What is being asked - Leave out the pictures and repeat the data exactly.

Data section -

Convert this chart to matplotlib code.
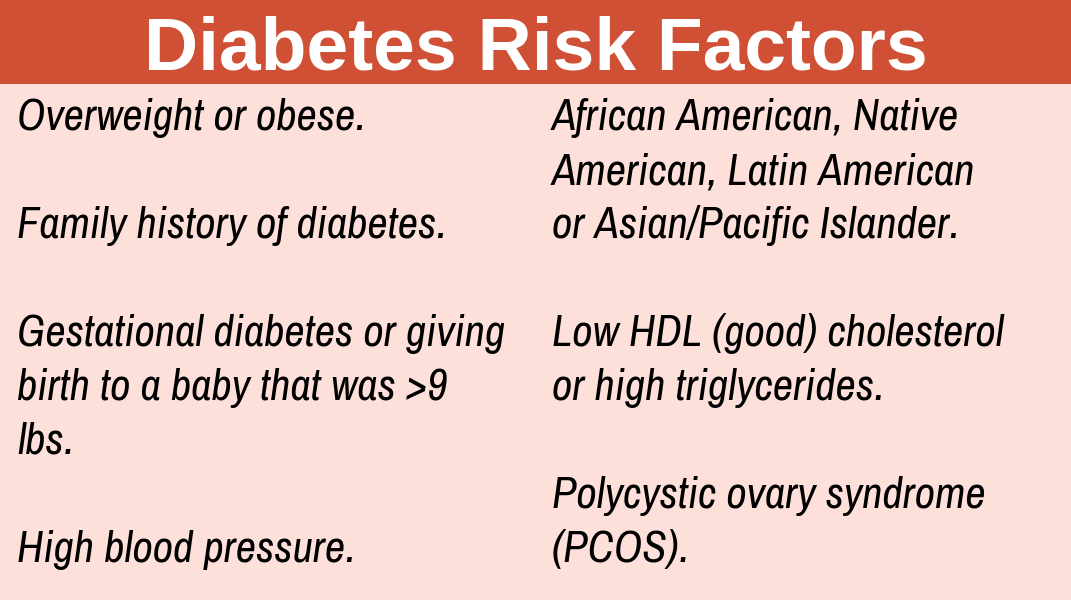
import matplotlib.pyplot as plt
from matplotlib.patches import Rectangle

title = "Diabetes Risk Factors"

# (row, text) - each row is one text line in the card
left_lines = [
    (0, "Overweight or obese."),
    (2, "Family history of diabetes."),
    (4, "Gestational diabetes or giving"),
    (5, "birth to a baby that was >9"),
    (6, "lbs."),
    (8, "High blood pressure."),
]
right_lines = [
    (0, "African American, Native"),
    (1, "American, Latin American"),
    (2, "or Asian/Pacific Islander."),
    (4, "Low HDL (good) cholesterol"),
    (5, "or high triglycerides."),
    (7, "Polycystic ovary syndrome"),
    (8, "(PCOS)."),
]

W, H = 1071, 600
header_color = "#CF5034"
bg_color = "#FEE0DB"

fig = plt.figure(figsize=(W / 100, H / 100), dpi=100)
fig.patch.set_facecolor(bg_color)
ax = fig.add_axes([0, 0, 1, 1])
ax.set_xlim(0, W)
ax.set_ylim(H, 0)
ax.axis("off")

ax.add_patch(Rectangle((0, 0), W, 84, color=header_color, lw=0))
ax.text(W / 2, 70, title, ha="center", va="baseline", color="white",
        fontsize=54, fontweight="bold", family=["Liberation Sans", "DejaVu Sans"])

body_font = dict(fontsize=32, style="italic", color="black",
                 family=["Archivo Narrow", "DejaVu Sans"],
                 va="baseline", ha="left")

first_baseline = 130
row_step = 54
for row, txt in left_lines:
    ax.text(17, first_baseline + row * row_step, txt, **body_font)
for row, txt in right_lines:
    ax.text(552, first_baseline + row * row_step, txt, **body_font)

fig.savefig("out.png", dpi=100, facecolor=fig.get_facecolor())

Exercise response -
Convert this chart to matplotlib code.
import matplotlib.pyplot as plt
from matplotlib.patches import Rectangle

title = "Diabetes Risk Factors"

# (row, text) - each row is one text line in the card
left_lines = [
    (0, "Overweight or obese."),
    (2, "Family history of diabetes."),
    (4, "Gestational diabetes or giving"),
    (5, "birth to a baby that was >9"),
    (6, "lbs."),
    (8, "High blood pressure."),
]
right_lines = [
    (0, "African American, Native"),
    (1, "American, Latin American"),
    (2, "or Asian/Pacific Islander."),
    (4, "Low HDL (good) cholesterol"),
    (5, "or high triglycerides."),
    (7, "Polycystic ovary syndrome"),
    (8, "(PCOS)."),
]

W, H = 1071, 600
header_color = "#CF5034"
bg_color = "#FEE0DB"

fig = plt.figure(figsize=(W / 100, H / 100), dpi=100)
fig.patch.set_facecolor(bg_color)
ax = fig.add_axes([0, 0, 1, 1])
ax.set_xlim(0, W)
ax.set_ylim(H, 0)
ax.axis("off")

ax.add_patch(Rectangle((0, 0), W, 84, color=header_color, lw=0))
ax.text(W / 2, 70, title, ha="center", va="baseline", color="white",
        fontsize=54, fontweight="bold", family=["Liberation Sans", "DejaVu Sans"])

body_font = dict(fontsize=32, style="italic", color="black",
                 family=["Archivo Narrow", "DejaVu Sans"],
                 va="baseline", ha="left")

first_baseline = 130
row_step = 54
for row, txt in left_lines:
    ax.text(17, first_baseline + row * row_step, txt, **body_font)
for row, txt in right_lines:
    ax.text(552, first_baseline + row * row_step, txt, **body_font)

fig.savefig("out.png", dpi=100, facecolor=fig.get_facecolor())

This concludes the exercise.